╔══

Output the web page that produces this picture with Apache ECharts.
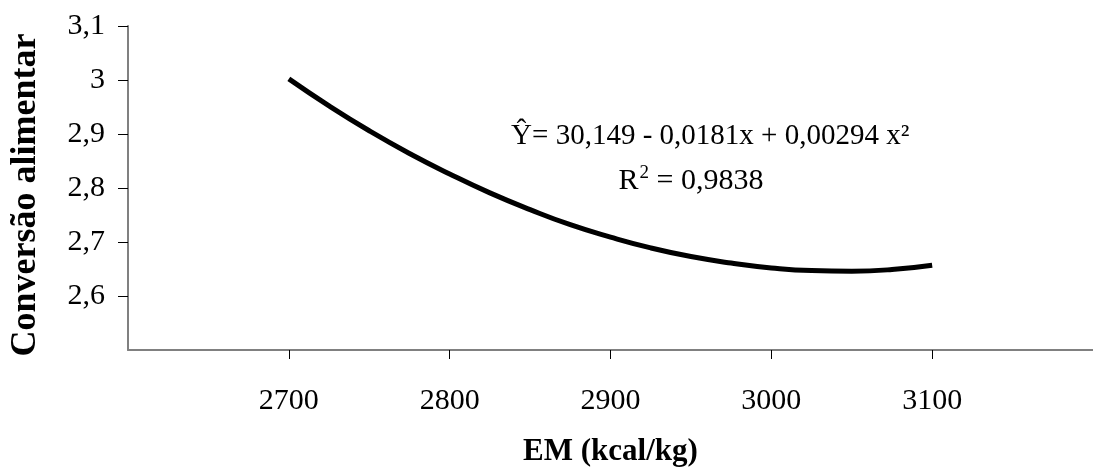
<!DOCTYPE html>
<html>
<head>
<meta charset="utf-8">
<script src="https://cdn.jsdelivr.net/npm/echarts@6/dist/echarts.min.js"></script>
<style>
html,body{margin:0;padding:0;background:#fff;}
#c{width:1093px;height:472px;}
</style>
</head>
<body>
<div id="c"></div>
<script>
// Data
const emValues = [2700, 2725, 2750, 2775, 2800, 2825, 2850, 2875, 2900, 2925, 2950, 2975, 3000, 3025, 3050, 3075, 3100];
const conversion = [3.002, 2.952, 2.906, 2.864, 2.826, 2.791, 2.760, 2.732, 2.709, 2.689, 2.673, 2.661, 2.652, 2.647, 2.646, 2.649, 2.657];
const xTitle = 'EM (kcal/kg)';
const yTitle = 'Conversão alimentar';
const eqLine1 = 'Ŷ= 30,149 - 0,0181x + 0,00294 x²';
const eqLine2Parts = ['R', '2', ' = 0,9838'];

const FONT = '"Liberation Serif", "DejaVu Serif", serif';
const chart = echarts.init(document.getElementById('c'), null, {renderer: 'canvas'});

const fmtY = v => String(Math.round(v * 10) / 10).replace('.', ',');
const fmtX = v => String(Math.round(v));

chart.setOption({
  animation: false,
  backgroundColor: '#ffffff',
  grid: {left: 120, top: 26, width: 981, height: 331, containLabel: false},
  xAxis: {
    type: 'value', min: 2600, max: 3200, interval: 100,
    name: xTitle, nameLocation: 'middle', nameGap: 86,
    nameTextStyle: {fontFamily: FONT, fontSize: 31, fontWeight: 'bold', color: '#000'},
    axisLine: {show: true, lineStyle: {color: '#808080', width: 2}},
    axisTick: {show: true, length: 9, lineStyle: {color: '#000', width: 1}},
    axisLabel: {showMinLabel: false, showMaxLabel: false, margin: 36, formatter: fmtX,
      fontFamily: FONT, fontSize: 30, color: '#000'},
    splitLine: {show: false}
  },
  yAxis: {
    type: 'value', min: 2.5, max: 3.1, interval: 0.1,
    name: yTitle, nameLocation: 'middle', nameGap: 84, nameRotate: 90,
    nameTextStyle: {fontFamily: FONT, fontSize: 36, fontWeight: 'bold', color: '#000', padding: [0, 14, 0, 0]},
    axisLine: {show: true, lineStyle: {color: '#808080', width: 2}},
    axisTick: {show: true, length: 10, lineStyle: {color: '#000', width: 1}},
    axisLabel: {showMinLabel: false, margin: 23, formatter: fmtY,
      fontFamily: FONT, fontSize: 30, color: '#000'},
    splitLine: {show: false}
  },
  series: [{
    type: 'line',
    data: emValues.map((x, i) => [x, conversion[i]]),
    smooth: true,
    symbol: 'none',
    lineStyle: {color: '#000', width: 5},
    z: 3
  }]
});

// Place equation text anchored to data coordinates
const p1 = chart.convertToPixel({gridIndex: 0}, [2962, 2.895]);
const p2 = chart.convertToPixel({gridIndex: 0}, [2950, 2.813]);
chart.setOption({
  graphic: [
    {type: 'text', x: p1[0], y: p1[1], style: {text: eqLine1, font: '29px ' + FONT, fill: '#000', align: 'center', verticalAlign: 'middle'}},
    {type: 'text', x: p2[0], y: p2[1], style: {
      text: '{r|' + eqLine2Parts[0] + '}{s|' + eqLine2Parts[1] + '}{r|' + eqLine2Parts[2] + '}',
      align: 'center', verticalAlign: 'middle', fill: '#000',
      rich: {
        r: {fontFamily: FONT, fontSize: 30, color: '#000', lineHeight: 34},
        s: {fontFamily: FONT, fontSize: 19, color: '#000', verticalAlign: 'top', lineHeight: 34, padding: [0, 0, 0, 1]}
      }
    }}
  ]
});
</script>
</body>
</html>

╚══

Write out again, exactly, the lines from the start of the listing up to the line containing "const fmtX = v => String(Math.round(v));", with both ends and without pictures.

**FINISHED ANSWER**
Output the web page that produces this picture with Apache ECharts.
<!DOCTYPE html>
<html>
<head>
<meta charset="utf-8">
<script src="https://cdn.jsdelivr.net/npm/echarts@6/dist/echarts.min.js"></script>
<style>
html,body{margin:0;padding:0;background:#fff;}
#c{width:1093px;height:472px;}
</style>
</head>
<body>
<div id="c"></div>
<script>
// Data
const emValues = [2700, 2725, 2750, 2775, 2800, 2825, 2850, 2875, 2900, 2925, 2950, 2975, 3000, 3025, 3050, 3075, 3100];
const conversion = [3.002, 2.952, 2.906, 2.864, 2.826, 2.791, 2.760, 2.732, 2.709, 2.689, 2.673, 2.661, 2.652, 2.647, 2.646, 2.649, 2.657];
const xTitle = 'EM (kcal/kg)';
const yTitle = 'Conversão alimentar';
const eqLine1 = 'Ŷ= 30,149 - 0,0181x + 0,00294 x²';
const eqLine2Parts = ['R', '2', ' = 0,9838'];

const FONT = '"Liberation Serif", "DejaVu Serif", serif';
const chart = echarts.init(document.getElementById('c'), null, {renderer: 'canvas'});

const fmtY = v => String(Math.round(v * 10) / 10).replace('.', ',');
const fmtX = v => String(Math.round(v));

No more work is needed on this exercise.